International Journal of Electrical Power & Energy Systems (Mar 2025)
Electricity theft detection in integrated energy systems considering multi-energy loads
Abstract
The significant progress has been made in electricity theft detection, but most classic works focus on electricity theft detection in residential environments, neglecting other locations such as hotels, industrial plants, and street lights. Moreover, these works typically limit their scope to power systems alone, without considering heating and cooling systems. To this end, this paper aims to discuss the electricity theft detection in integrated energy systems where industrial plants are typically categorized. Firstly, we conduct a theoretical, qualitative, and quantitative analysis of the correlation between multi-energy loads (i.e., electrical, heating, and cooling loads), which provides insights into the motivation for considering these correlations in electricity theft detection.
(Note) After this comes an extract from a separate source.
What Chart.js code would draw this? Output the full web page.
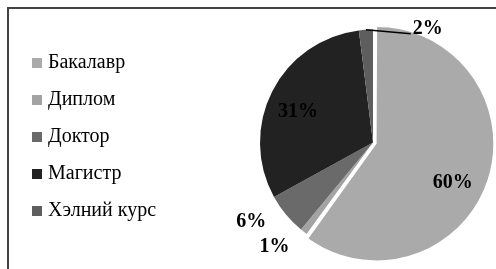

After that, multi-energy loads are projected into graphs where adjacency matrices represent their correlation and feature matrices denote their consumption readings. Furthermore, a Chebyshev graph convolutional network (ChebGCN) is proposed to detect malicious users by capturing latent features and correlations from the graphs. Simulation results demonstrate that the incorporation of heating and cooling loads can significantly enhance the performance of various machine learning models for electricity theft detection. Additionally, the detection performance of the proposed ChebGCN is consistently better than both classical and state-of-the-art machine learning models, no matter whether the fraud rate of the dataset is low or high.